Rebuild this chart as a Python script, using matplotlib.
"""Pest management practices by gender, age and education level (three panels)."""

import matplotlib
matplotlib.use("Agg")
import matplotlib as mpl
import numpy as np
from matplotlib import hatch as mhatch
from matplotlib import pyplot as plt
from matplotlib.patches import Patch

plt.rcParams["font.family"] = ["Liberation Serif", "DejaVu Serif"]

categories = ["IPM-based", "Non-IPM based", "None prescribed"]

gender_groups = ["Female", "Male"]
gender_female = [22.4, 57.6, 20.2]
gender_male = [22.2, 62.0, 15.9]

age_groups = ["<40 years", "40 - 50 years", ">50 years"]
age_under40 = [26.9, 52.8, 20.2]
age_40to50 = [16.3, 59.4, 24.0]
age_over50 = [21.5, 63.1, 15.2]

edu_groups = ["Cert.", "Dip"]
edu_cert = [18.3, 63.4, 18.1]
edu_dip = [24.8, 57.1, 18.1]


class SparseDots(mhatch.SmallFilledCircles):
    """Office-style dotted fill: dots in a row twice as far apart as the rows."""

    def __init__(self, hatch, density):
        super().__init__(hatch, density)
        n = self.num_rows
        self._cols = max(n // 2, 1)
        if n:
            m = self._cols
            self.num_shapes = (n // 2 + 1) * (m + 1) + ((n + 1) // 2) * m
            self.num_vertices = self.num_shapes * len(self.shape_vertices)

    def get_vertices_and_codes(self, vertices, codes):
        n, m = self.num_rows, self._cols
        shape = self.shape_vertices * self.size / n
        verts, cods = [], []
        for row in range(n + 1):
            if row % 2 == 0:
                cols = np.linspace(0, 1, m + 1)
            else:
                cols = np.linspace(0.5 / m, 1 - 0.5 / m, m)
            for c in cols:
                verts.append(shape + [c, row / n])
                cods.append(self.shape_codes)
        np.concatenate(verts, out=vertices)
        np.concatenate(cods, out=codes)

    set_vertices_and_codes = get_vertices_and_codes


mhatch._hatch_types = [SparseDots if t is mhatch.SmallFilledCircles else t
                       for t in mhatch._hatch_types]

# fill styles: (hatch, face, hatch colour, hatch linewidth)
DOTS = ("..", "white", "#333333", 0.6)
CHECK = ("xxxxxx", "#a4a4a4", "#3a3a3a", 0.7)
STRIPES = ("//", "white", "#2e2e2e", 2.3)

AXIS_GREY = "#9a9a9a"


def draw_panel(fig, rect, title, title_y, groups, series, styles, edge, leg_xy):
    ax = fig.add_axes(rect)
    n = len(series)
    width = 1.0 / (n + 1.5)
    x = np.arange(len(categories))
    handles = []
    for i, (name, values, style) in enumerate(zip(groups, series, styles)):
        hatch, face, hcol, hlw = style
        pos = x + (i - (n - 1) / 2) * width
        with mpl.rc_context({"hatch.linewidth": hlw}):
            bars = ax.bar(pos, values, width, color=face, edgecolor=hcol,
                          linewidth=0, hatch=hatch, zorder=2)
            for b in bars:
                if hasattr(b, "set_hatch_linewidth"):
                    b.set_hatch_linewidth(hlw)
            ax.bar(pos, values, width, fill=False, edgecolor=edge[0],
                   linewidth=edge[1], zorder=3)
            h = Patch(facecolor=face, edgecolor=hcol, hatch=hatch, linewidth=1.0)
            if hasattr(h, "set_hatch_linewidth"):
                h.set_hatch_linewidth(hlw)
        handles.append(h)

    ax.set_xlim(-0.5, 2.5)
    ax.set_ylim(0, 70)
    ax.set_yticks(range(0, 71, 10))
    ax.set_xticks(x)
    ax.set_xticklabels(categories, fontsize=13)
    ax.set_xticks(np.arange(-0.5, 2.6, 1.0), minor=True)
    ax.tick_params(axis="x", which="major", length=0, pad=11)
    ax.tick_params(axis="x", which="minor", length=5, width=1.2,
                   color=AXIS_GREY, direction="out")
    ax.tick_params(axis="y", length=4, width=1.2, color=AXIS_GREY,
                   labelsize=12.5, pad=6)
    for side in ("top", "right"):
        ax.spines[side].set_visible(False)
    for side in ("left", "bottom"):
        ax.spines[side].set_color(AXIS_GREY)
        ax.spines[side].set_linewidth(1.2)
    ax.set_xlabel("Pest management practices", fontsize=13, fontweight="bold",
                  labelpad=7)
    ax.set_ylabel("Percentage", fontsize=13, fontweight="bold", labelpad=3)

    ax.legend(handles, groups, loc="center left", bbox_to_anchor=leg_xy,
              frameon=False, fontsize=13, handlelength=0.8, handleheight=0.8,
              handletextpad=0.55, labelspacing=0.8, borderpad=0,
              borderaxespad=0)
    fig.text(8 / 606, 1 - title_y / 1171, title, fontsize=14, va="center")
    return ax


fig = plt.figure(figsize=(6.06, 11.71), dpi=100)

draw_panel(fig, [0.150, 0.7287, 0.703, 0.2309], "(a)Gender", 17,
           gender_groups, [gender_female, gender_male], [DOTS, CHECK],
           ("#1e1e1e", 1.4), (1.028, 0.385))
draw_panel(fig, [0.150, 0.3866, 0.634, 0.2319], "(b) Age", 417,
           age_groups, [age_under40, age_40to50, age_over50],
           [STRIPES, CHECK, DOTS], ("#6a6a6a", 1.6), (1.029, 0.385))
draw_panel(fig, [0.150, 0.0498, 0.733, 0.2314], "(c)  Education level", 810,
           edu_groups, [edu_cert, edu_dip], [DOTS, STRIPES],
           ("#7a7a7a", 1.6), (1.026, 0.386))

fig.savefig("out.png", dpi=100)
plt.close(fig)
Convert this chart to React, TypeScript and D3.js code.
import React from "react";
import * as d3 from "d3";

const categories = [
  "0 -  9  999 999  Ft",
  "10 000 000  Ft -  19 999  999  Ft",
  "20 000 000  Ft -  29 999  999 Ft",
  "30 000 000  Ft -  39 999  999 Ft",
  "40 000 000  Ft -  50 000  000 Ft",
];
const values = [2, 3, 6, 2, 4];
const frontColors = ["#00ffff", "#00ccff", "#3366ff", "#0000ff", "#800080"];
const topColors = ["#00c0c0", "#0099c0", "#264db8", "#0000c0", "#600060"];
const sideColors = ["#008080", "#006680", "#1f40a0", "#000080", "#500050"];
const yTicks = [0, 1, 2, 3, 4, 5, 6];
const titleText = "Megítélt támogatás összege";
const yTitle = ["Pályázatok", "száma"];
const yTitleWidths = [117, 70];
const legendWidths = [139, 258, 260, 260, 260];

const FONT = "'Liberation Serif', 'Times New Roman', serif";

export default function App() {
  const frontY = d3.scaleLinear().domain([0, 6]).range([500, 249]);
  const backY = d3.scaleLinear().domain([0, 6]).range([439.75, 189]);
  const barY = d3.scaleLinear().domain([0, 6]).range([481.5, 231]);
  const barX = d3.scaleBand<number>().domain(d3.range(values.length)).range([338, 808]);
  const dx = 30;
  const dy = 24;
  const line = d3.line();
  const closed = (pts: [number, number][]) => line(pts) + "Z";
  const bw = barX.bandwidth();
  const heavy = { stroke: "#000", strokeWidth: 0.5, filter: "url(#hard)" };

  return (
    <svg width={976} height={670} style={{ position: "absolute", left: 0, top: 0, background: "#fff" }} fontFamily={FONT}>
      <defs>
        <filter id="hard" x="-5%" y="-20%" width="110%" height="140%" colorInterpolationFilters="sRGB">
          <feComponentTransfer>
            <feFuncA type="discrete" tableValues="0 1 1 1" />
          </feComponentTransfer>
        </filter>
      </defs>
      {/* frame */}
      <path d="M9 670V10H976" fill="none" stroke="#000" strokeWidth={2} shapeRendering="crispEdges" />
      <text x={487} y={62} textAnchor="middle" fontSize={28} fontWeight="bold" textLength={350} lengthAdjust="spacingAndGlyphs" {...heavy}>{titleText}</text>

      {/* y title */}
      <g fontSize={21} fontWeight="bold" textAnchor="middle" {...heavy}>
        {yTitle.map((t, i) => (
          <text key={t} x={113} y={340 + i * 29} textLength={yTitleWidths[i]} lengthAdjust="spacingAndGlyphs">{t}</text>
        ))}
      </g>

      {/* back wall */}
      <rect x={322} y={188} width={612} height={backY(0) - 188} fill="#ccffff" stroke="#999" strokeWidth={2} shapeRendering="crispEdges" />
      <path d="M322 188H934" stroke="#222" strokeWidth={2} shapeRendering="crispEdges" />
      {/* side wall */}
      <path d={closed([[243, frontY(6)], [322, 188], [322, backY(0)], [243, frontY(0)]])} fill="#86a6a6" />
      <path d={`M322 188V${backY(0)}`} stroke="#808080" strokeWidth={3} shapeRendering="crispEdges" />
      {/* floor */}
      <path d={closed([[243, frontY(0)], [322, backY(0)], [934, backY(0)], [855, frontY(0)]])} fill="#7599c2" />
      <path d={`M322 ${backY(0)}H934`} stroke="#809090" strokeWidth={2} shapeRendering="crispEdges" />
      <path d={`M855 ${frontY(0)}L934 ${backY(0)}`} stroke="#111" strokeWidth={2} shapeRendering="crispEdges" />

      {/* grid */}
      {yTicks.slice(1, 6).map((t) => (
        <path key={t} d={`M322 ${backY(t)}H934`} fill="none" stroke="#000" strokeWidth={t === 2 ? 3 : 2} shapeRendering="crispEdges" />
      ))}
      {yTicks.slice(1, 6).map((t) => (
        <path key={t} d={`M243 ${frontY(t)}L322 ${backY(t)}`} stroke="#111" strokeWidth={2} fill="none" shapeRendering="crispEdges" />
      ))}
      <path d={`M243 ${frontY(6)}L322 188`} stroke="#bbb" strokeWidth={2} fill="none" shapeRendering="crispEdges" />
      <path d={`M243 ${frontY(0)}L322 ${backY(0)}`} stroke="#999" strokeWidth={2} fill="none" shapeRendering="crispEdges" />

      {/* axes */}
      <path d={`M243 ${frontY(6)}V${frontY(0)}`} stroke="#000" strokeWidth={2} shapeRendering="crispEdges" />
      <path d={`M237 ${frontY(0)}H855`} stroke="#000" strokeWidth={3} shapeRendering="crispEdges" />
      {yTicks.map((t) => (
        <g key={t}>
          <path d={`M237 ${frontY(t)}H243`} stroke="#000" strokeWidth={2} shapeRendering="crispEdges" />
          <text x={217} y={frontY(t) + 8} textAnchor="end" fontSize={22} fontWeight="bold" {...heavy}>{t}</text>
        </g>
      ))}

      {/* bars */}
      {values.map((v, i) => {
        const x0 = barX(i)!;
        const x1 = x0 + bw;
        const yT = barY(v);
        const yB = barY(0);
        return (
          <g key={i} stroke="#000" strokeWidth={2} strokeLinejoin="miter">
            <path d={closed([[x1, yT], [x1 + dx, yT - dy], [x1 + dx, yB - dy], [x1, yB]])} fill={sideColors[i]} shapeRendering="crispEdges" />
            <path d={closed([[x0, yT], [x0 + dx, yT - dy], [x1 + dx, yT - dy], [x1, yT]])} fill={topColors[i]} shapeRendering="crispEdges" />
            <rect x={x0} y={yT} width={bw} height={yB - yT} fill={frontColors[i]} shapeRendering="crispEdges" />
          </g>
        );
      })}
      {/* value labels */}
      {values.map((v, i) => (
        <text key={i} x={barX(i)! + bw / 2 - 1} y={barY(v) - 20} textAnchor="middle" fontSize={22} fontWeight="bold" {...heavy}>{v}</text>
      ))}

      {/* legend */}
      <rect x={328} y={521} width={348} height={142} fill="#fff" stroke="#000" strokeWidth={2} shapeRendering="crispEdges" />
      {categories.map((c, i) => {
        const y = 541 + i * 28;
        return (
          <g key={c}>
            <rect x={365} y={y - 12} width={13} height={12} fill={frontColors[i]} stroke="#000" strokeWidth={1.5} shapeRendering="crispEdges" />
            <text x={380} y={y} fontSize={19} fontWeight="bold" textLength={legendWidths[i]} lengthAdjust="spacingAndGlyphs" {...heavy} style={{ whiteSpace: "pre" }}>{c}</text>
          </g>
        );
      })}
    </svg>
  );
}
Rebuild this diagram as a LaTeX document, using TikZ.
......
▶ _Work to complete_:
Take every line from the data above that holds "using" and copy it out.

▶ _Written response_:
Rebuild this chart as a Python script, using matplotlib.
Rebuild this diagram as a LaTeX document, using TikZ.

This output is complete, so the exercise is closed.